The first female astronaut, Russian Valentina Tereshkova surfaced in 1963 and Barbie soon followed, celebrating the excitement of the space program while showing girls that any career is within reach. Four years later in 1969, the first American man landed on the moon.
As the Beatles led the “British Invasion,” Twist N Turn Barbie could twist at the waist for dancing fun and her British cousin Stacey joined the following year and even “spoke” with a delightful British accent.
As fast as 60s fashions evolved, so did Barbie from her famous bouffant bubble-cut hairstyle and fashions that mirrored First Lady Jackie Kennedy to the sleek hair and clothes of the multi-colored, swirling Mod era.
In 1967, Twist ‘N Turn Barbie doll’s new, moveable body donned a stylish bright orange bikini similar to the one model Marilyn Tindall wore in that year’s Sports Illustrated Swimsuit Edition.
The 60s were a beauty trifecta for Barbie. At the dawn of the decade and a social revolution, her chic, stylish looks echoed that of strong, internationally renowned women like Grace Kelly and Jackie Kennedy. In 1960 Barbie sported softer looking eye makeup, a less arched eyebrow and blue irises for the first time. Also, Barbie was offered in a third hair color – “Titian”, a popular term for red hair at the time (1961).
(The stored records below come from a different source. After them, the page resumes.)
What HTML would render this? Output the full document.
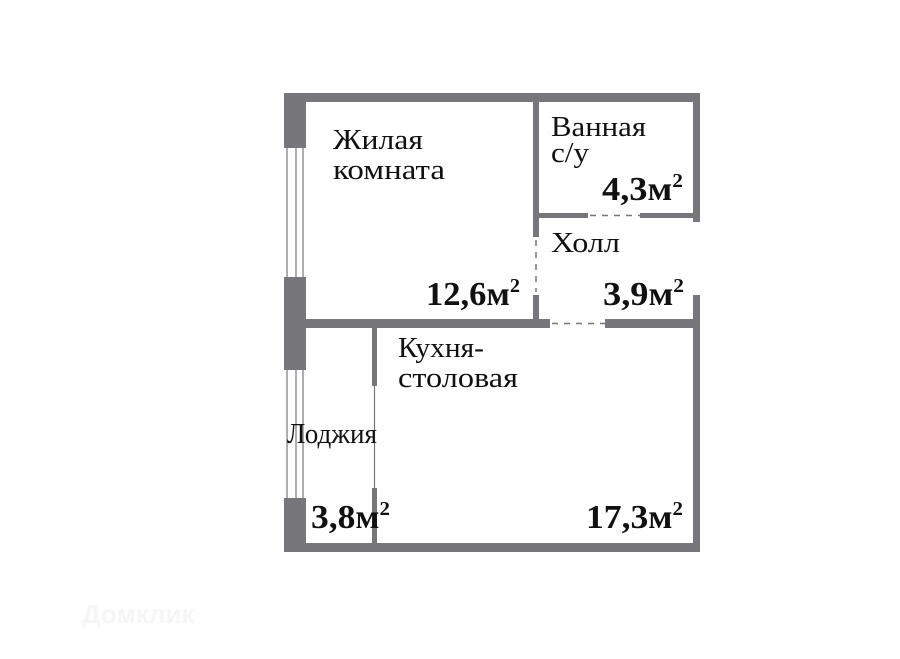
<!DOCTYPE html>
<html><head><meta charset="utf-8"><style>
html,body{margin:0;padding:0;background:#fff;width:900px;height:659px;overflow:hidden}
svg{display:block}
.t{font-family:"Liberation Serif",serif;font-size:29px;fill:#111}
.b{font-family:"Liberation Serif",serif;font-size:34px;font-weight:bold;fill:#111}
.s{font-size:20px}
</style></head><body>
<svg width="900" height="659" viewBox="0 0 900 659" xmlns="http://www.w3.org/2000/svg">
<g fill="#77777b">
<rect x="284" y="93" width="416" height="9"/>
<rect x="284" y="93" width="22" height="55"/>
<rect x="284" y="277" width="22" height="93"/>
<rect x="284" y="498" width="22" height="54"/>
<rect x="693" y="93" width="7" height="129"/>
<rect x="533" y="93" width="6" height="144"/>
<rect x="533" y="213" width="55" height="5"/>
<rect x="640" y="213" width="60" height="5"/>
<rect x="533" y="295" width="6" height="33"/>
<rect x="306" y="319" width="244" height="9"/>
<rect x="605" y="319" width="95" height="9"/>
<rect x="693" y="295" width="7" height="257"/>
<rect x="284" y="543" width="416" height="9"/>
<rect x="372" y="328" width="5" height="58"/>
<rect x="372" y="488" width="5" height="64"/>
</g>
<g stroke="#77777b" stroke-width="1.2" fill="none">
<line x1="287" y1="148" x2="287" y2="277"/>
<line x1="296" y1="148" x2="296" y2="277"/>
<line x1="303" y1="148" x2="303" y2="277"/>
<line x1="287" y1="370" x2="287" y2="498"/>
<line x1="296" y1="370" x2="296" y2="498"/>
<line x1="303" y1="370" x2="303" y2="498"/>
<line x1="374.5" y1="386" x2="374.5" y2="488"/>
</g>
<g stroke="#77777b" stroke-width="1.5" stroke-dasharray="6,6" fill="none">
<line x1="590" y1="215.5" x2="640" y2="215.5"/>
<line x1="536" y1="240" x2="536" y2="292"/>
<line x1="552" y1="323.5" x2="605" y2="323.5"/>
</g>
<g lengthAdjust="spacingAndGlyphs">
<text class="t" x="333" y="149" textLength="90" lengthAdjust="spacingAndGlyphs">Жилая</text>
<text class="t" x="333" y="179" textLength="112" lengthAdjust="spacingAndGlyphs">комната</text>
<text class="t" x="551" y="136" textLength="95" lengthAdjust="spacingAndGlyphs">Ванная</text>
<text class="t" x="551" y="162" textLength="38" lengthAdjust="spacingAndGlyphs">с/у</text>
<text class="t" x="551" y="252" textLength="69" lengthAdjust="spacingAndGlyphs">Холл</text>
<text class="t" x="398" y="357" textLength="86" lengthAdjust="spacingAndGlyphs">Кухня-</text>
<text class="t" x="398" y="387" textLength="120" lengthAdjust="spacingAndGlyphs">столовая</text>
<text class="t" x="287" y="443" textLength="90" lengthAdjust="spacingAndGlyphs">Лоджия</text>
<text class="b" x="426" y="305" textLength="94" lengthAdjust="spacingAndGlyphs">12,6м<tspan class="s" dy="-13">2</tspan></text>
<text class="b" x="602" y="200" textLength="81" lengthAdjust="spacingAndGlyphs">4,3м<tspan class="s" dy="-13">2</tspan></text>
<text class="b" x="603" y="305" textLength="81" lengthAdjust="spacingAndGlyphs">3,9м<tspan class="s" dy="-13">2</tspan></text>
<text class="b" x="311" y="528" textLength="79" lengthAdjust="spacingAndGlyphs">3,8м<tspan class="s" dy="-13">2</tspan></text>
<text class="b" x="586" y="528" textLength="97" lengthAdjust="spacingAndGlyphs">17,3м<tspan class="s" dy="-13">2</tspan></text>
</g>
<text x="82" y="623" font-family="Liberation Sans,sans-serif" font-size="26" font-weight="bold" fill="#f6f6f6">Домклик</text>
</svg>
</body></html>
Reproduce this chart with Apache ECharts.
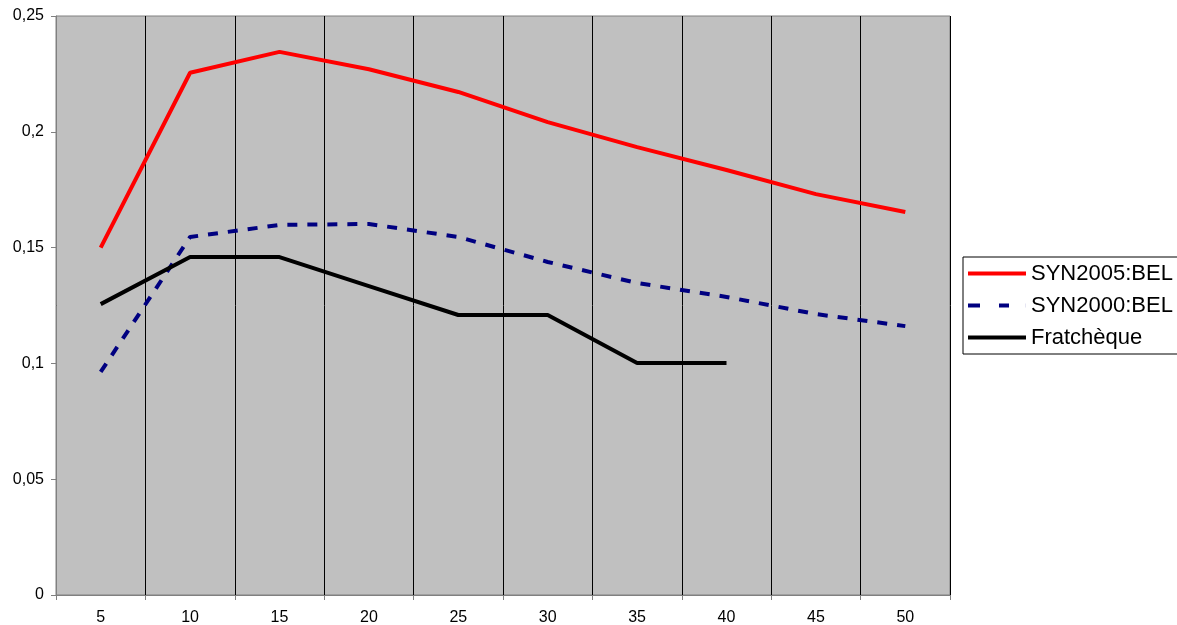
<!DOCTYPE html>
<html>
<head>
<meta charset="utf-8">
<script src="https://cdn.jsdelivr.net/npm/echarts@6/dist/echarts.min.js"></script>
<style>html,body{margin:0;padding:0;background:#fff;}#c{width:1177px;height:625px;}</style>
</head>
<body>
<div id="c"></div>
<script>
const categories = ['5','10','15','20','25','30','35','40','45','50'];
const syn2005 = [0.150, 0.2255, 0.2345, 0.2270, 0.2172, 0.2042, 0.1934, 0.1835, 0.1731, 0.1654];
const syn2000 = [0.0963, 0.1546, 0.1598, 0.1602, 0.1546, 0.1438, 0.1347, 0.1287, 0.1213, 0.1161];
const fratcheque = [0.1256, 0.1459, 0.1459, 0.1334, 0.1209, 0.1209, 0.1002, 0.1002, null, null];
const yTicks = {min: 0, max: 0.25, interval: 0.05};

const chart = echarts.init(document.getElementById('c'), null, {renderer: 'canvas'});
const font = 'Liberation Sans, Arial, sans-serif';
const solidIcon = 'path://M0,0h58v4h-58z';
const dashIcon = 'path://M0,0h12v4h-12z M31,0h10v4h-10z M57.9,0h0.1v4h-0.1z';
chart.setOption({
  animation: false,
  textStyle: {fontFamily: font},
  grid: {left: 56, right: 227, top: 16, bottom: 30, containLabel: false, outerBoundsMode: 'none',
         show: true, backgroundColor: '#C0C0C0', borderColor: '#808080', borderWidth: 1},
  legend: {
    orient: 'vertical', left: 963, top: 257,
    backgroundColor: '#fff', borderColor: '#000', borderWidth: 1,
    padding: [4, 40, 4, 5], itemGap: 7, itemWidth: 58, itemHeight: 4,
    textStyle: {fontFamily: font, fontSize: 22, color: '#000', padding: [0, 0, 0, 0], lineHeight: 25},
    data: [
      {name: 'SYN2005:BEL', icon: solidIcon},
      {name: 'SYN2000:BEL', icon: dashIcon},
      {name: 'Fratchèque', icon: solidIcon}
    ]
  },
  xAxis: {
    type: 'category', data: categories, boundaryGap: true,
    axisLine: {lineStyle: {color: '#808080', width: 1}},
    axisTick: {show: true, length: 5, lineStyle: {color: '#808080'}},
    axisLabel: {color: '#000', fontSize: 16, margin: 15, fontFamily: font},
    splitLine: {show: true, lineStyle: {color: '#000', width: 1}}
  },
  yAxis: {
    type: 'value', min: yTicks.min, max: yTicks.max, interval: yTicks.interval,
    axisLine: {show: true, lineStyle: {color: '#808080', width: 1}},
    axisTick: {show: true, length: 5, lineStyle: {color: '#808080'}},
    axisLabel: {color: '#000', fontSize: 16, margin: 12, fontFamily: font,
      formatter: v => v === 0 ? '0' : String(+v.toFixed(2)).replace('.', ',')},
    splitLine: {show: false}
  },
  series: [
    {name: 'SYN2005:BEL', type: 'line', data: syn2005, symbol: 'none',
     lineStyle: {color: '#FF0000', width: 4}, itemStyle: {color: '#FF0000'}},
    {name: 'SYN2000:BEL', type: 'line', data: syn2000, symbol: 'none',
     lineStyle: {color: '#000080', width: 4, type: [10, 10]}, itemStyle: {color: '#000080'}},
    {name: 'Fratchèque', type: 'line', data: fratcheque, symbol: 'none',
     lineStyle: {color: '#000', width: 4}, itemStyle: {color: '#000'}}
  ]
});
</script>
</body>
</html>
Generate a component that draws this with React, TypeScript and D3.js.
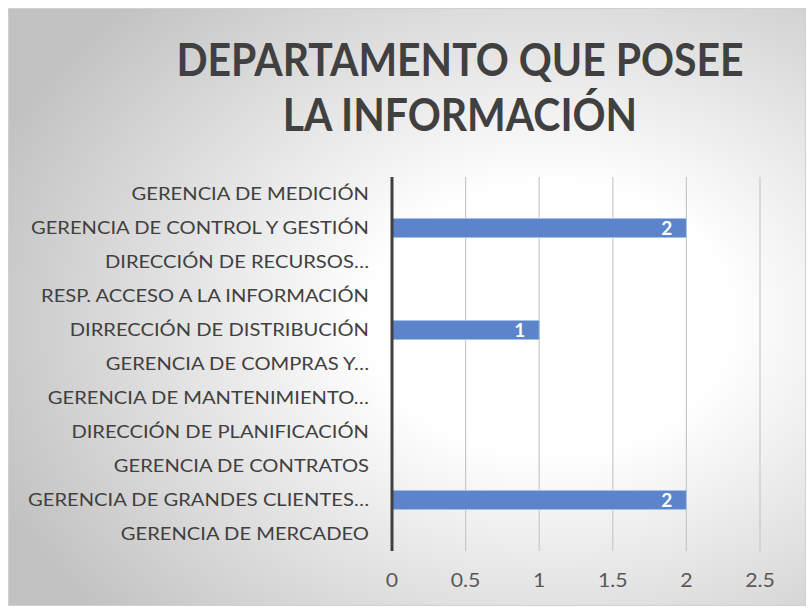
import React from "react";
import * as d3 from "d3";

const categories = [
  "GERENCIA DE MEDICIÓN",
  "GERENCIA DE CONTROL Y GESTIÓN",
  "DIRECCIÓN DE RECURSOS…",
  "RESP. ACCESO A LA INFORMACIÓN",
  "DIRRECCIÓN DE DISTRIBUCIÓN",
  "GERENCIA DE COMPRAS Y…",
  "GERENCIA DE MANTENIMIENTO…",
  "DIRECCIÓN DE PLANIFICACIÓN",
  "GERENCIA DE CONTRATOS",
  "GERENCIA DE GRANDES CLIENTES…",
  "GERENCIA DE MERCADEO",
];
const values = [0, 2, 0, 0, 1, 0, 0, 0, 0, 2, 0];
const xTicks = [0, 0.5, 1, 1.5, 2, 2.5];
const titleLines = ["DEPARTAMENTO QUE POSEE", "LA INFORMACIÓN"];

export default function App() {
  const W = 811, H = 610;
  const left = 392, right = 760, top = 177, bottom = 551;
  const x = d3.scaleLinear().domain([0, 2.5]).range([left, right]);
  const y = d3.scaleBand<string>().domain(categories).range([top, bottom]).paddingInner(0.44).paddingOuter(0.22);
  const font = "Lato, 'Open Sans', sans-serif";
  return (
    <svg width={W} height={H} style={{ position: "absolute", left: 0, top: 0 }}>
      <defs>
        <radialGradient id="bg" cx="0.68" cy="0.52" r="0.75" fx="0.68" fy="0.52">
          <stop offset="0" stopColor="#ffffff" />
          <stop offset="0.3" stopColor="#ffffff" />
          <stop offset="1" stopColor="#c2c2c2" />
        </radialGradient>
      </defs>
      <rect x={8.5} y={8.5} width={797} height={597} fill="url(#bg)" stroke="#d0d0d0" />
      <g transform="translate(460,0) scale(0.89,1) translate(-460,0)">
        {titleLines.map((t, i) => (
          <text key={t} x={460} y={76 + i * 55} textAnchor="middle" fontFamily={font} fontWeight="bold"
            fontSize={46} fill="#404040">{t}</text>
        ))}
      </g>
      {xTicks.slice(1).map((t) => (
        <line key={t} x1={x(t)} x2={x(t)} y1={top} y2={bottom} stroke="#c8c8c8" strokeWidth={1.2} />
      ))}
      {categories.map((c, i) => (
        values[i] > 0 ? (
          <g key={c}>
            <rect x={x(0)} y={y(c)!} width={x(values[i]) - x(0)} height={y.bandwidth()}
              fill="#5b84ca" stroke="#a9c0e6" strokeWidth={1} />
            <text x={x(values[i]) - 14} y={y(c)! + y.bandwidth() / 2 + 7} textAnchor="end"
              fontFamily={font} fontWeight="bold" fontSize={19} fill="#ffffff">{values[i]}</text>
          </g>
        ) : null
      ))}
      <line x1={x(0)} x2={x(0)} y1={top} y2={bottom} stroke="#404040" strokeWidth={3} />
      <g transform="translate(369,0) scale(1.12,1) translate(-369,0)">
        {categories.map((c) => (
          <text key={c} x={369} y={y(c)! + y.bandwidth() / 2 + 6.5} textAnchor="end" fontFamily={font}
            fontSize={18} fill="#404040">{c}</text>
        ))}
      </g>
      {xTicks.map((t) => (
        <text key={t} x={0} y={587} transform={`translate(${x(t)},0) scale(1.12,1)`} textAnchor="middle"
          fontFamily={font} fontSize={19} fill="#595959">{t}</text>
      ))}
    </svg>
  );
}
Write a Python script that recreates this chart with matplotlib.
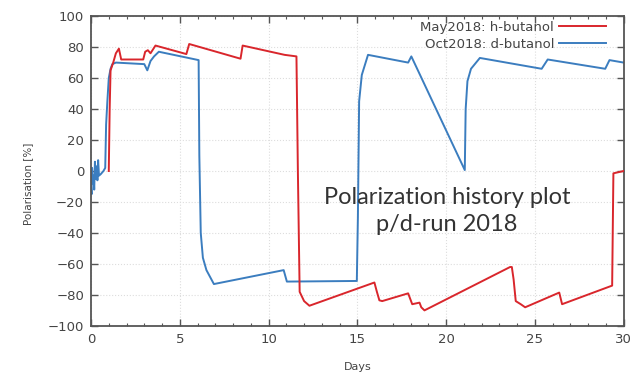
import matplotlib
matplotlib.use("Agg")
import matplotlib.pyplot as plt
from matplotlib.ticker import MultipleLocator

# May2018: h-butanol (red)
may_days = [1.00, 1.05, 1.10, 1.25, 1.40, 1.57, 1.70, 1.80, 2.94, 3.05, 3.20, 3.35, 3.63,
            5.37, 5.53, 8.42, 8.54, 10.90, 11.57, 11.65, 11.75, 12.00, 12.30,
            15.96, 16.10, 16.24, 16.40, 17.86, 18.09, 18.50, 18.60, 18.78,
            23.60, 23.70, 23.80, 23.92, 24.20, 24.45, 26.37, 26.53, 29.35, 29.42, 30.00]
may_pol = [0.0, 40.0, 65.0, 70.0, 76.0, 79.0, 72.0, 72.0, 72.0, 77.0, 78.0, 76.0, 81.0,
           75.5, 82.0, 72.5, 81.0, 75.0, 74.0, 0.0, -78.0, -84.0, -87.0,
           -72.0, -78.0, -83.5, -84.0, -79.0, -86.0, -85.0, -88.0, -90.0,
           -62.0, -62.0, -70.0, -84.0, -86.0, -88.0, -78.5, -86.0, -74.0, -1.5, 0.0]

# Oct2018: d-butanol (blue)
oct_days = [0.00, 0.03, 0.06, 0.10, 0.14, 0.18, 0.22, 0.27, 0.32, 0.36, 0.40, 0.45, 0.55, 0.70, 0.80,
            0.85, 0.92, 1.00, 1.10, 1.20, 1.40, 3.00, 3.17, 3.35, 3.55, 3.82,
            6.06, 6.10, 6.18, 6.30, 6.50, 6.92, 10.85, 11.03, 14.97, 15.03, 15.10, 15.25,
            15.60, 17.86, 18.04, 21.05, 21.10, 21.20, 21.40, 21.90, 25.38, 25.72,
            28.96, 29.20, 30.00]
oct_pol = [-10.0, -15.0, 2.0, -8.0, -3.0, -12.0, 6.0, -5.0, 3.0, -6.0, 7.0, -3.0, -2.0, 0.0, 2.0,
           30.0, 45.0, 60.0, 66.0, 69.0, 70.0, 69.0, 65.0, 71.0, 74.0, 77.0,
           71.6, 10.0, -40.0, -56.0, -64.0, -73.0, -64.0, -71.4, -71.0, -30.0, 45.0, 62.0,
           75.0, 70.0, 74.0, 0.6, 40.0, 58.0, 66.0, 73.0, 66.0, 72.0,
           66.0, 71.6, 70.0]

x_ticks = [0, 5, 10, 15, 20, 25, 30]
y_ticks = [-100, -80, -60, -40, -20, 0, 20, 40, 60, 80, 100]

fig = plt.figure(figsize=(6.41, 3.75), dpi=100)
ax = fig.add_axes([0.142, 0.131, 0.831, 0.826])

red = "#d9262c"
blue = "#3b7dbf"
ax.plot(may_days, may_pol, color=red, lw=1.4, label="May2018: h-butanol", zorder=3)
ax.plot(oct_days, oct_pol, color=blue, lw=1.4, label="Oct2018: d-butanol", zorder=2)

ax.set_xlim(0, 30)
ax.set_ylim(-100, 100)
ax.set_xticks(x_ticks)
ax.set_yticks(y_ticks)
ax.xaxis.set_minor_locator(MultipleLocator(1))
ax.tick_params(which="both", direction="in", top=True, right=True, colors="#555555",
               labelcolor="#444444", labelsize=9.5)
ax.tick_params(which="major", length=5, width=1, pad=5)
ax.tick_params(which="minor", length=2.5, width=0.8)
for s in ax.spines.values():
    s.set_color("#555555")
    s.set_linewidth(1.3)
ax.grid(True, which="major", color="#dddddd", linestyle=":", linewidth=0.8)

ax.set_xlabel("Days", fontsize=8, color="#444444", va="center")
ax.xaxis.set_label_coords(0.5, -0.133)
ax.set_ylabel("Polarisation [%]", fontsize=7.5, color="#444444")
ax.yaxis.set_label_coords(-0.109, 0.458)

leg = ax.legend(loc="upper right", bbox_to_anchor=(0.966, 0.985), frameon=False,
                fontsize=9.5, markerfirst=False, handlelength=3.5, handletextpad=0.4,
                borderaxespad=0, borderpad=0, labelspacing=0.32)
for t in leg.get_texts():
    t.set_color("#444444")

ax.text(20.05, -25.8, "Polarization history plot\np/d-run 2018", ha="center", va="center",
        fontsize=17, family="Lato", color="#333333", linespacing=1.3)

fig.savefig("out.png", dpi=100)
From beehive to bob to wigs, the elaborate hairstyles of the mid-60s were reflected through Fashion Queen Barbie (1963) and Miss Barbie dolls (1964) who both featured molded hair and three stylish wigs. Her long lists of “firsts” also began with the introduction of Miss Barbie who featured “sleep eyes” that opened and closed, as well as the first time Barbie had bendable legs.
By 1967, Barbie put another stake-in-the-ground, choosing evolution, not revolution, with a new, younger looking face sculpt. Twist ‘N Turn Barbie had lighter makeup, rooted eyelashes and straight shiny hair.